When we departed Masada, we trekked north along the coast of the Dead Sea making a quick stop in En-Gedi. This location is an oasis in the midst of a barren, rocky, mountainous desert. In such a dry and barren environment, we were reminded of how precious a commodity water was in this context. It was fascinating to learn that king David himself almost certainly drank from the fresh water streams of En-Gedi. With images of En-Gedi fresh in our minds, we boarded the bus and read from some of Davids Psalms: 42 and 63. Both psalms use physical thirst as a spiritual metaphor for thirsting after God. These texts are a clear testament to the supreme worth and value of the living God who is more precious than fresh water in a dry and barren desert.
Next, we stopped at the caves in Qumran to learn about the discovery of the Dead Sea scrolls and the ways they both complicate and clarify our understanding of the scriptures. Before the discovery of these scrolls, our oldest Hebrew manuscripts were hundreds of years younger than our New Testament manuscripts. However, with the discovery of the Dead Sea Scrolls, we found that they matched our Old Testament documents proving that we have had a reliable old testament text all along! However, these scrolls also included many books that are not included in our 66 book bibles. The most well known is the book of Enoch. It is not clear why this book that we do not view as authoritative was found among the manuscripts of other books that are revered as authoritative.
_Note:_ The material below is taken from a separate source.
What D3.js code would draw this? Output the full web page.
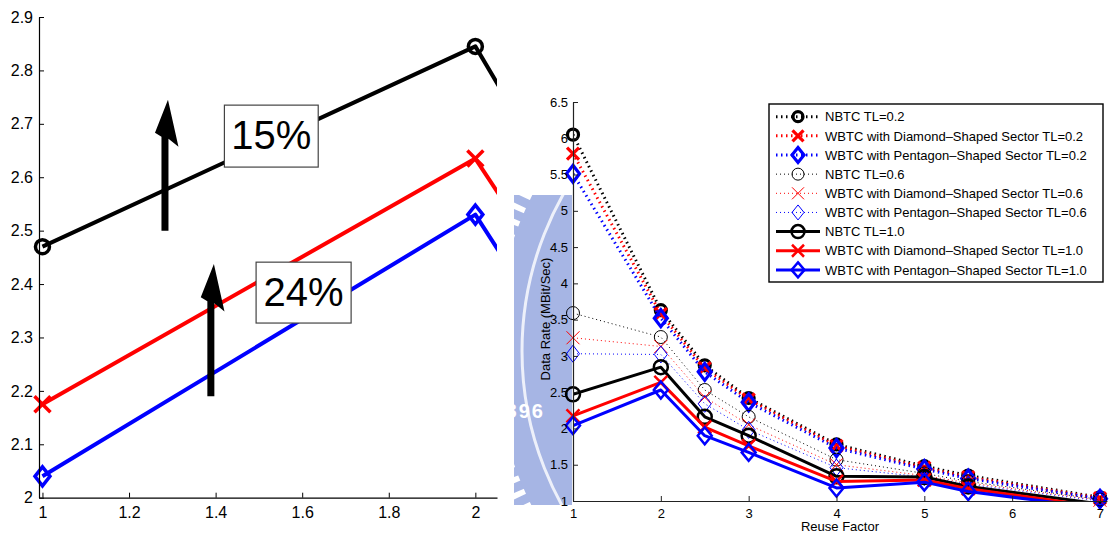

Still, we trust God's word primarily because we trust the living God who uses his scriptures to reveal more of himself to us.
10 miles south of Jericho, Qumran was on a “dead-end street” and provided a perfect location for the isolationist sect of the Essenes to live.
The site was excavated by Catholic priest Roland deVaux from 1953-56. More recent excavations of the site have taken place under the direction of Hanan Eshel.
We ended the day with a tour of Beth-She'an. This location is an excavated city with Roman roots as old as the 2nd century AD and Byzantine renovations as young as 7th century AD. Though it existed in post biblical times, it is a helpful representation of a 1st century Greco-Roman city. By immersing ourselves in the history of this city, we were able to gain greater clarity to the types of cities and audiences the New Testament writers would be addressing. In its golden age, the city was a bustling metropolis complete with club houses, market places, a swimming pool, an acropolis, and an amphitheater. We imagined what it would have been like for Paul to minister in a comparable city as both a tent maker and a minister of the gospel.
Tonight, we are tucked away in hotel rooms along the coast of the Sea of Galilee. We faced a bit of rain today but now we are warm, well fed, and dry, ready for a new set of adventures tomorrow.
Written by Jake Partridge
Located 17 miles (27 km) south of the Sea of Galilee, Beth Shean is situated at the strategic junction of the Harod and Jordan Valleys. The fertility of the land and the abundance of water led the Jewish sages to say, “If the Garden of Eden is in the land of Israel, then its gate is Beth Shean.” It is no surprise then that the site has been almost continuously settled from the Chalcolithic period to the present.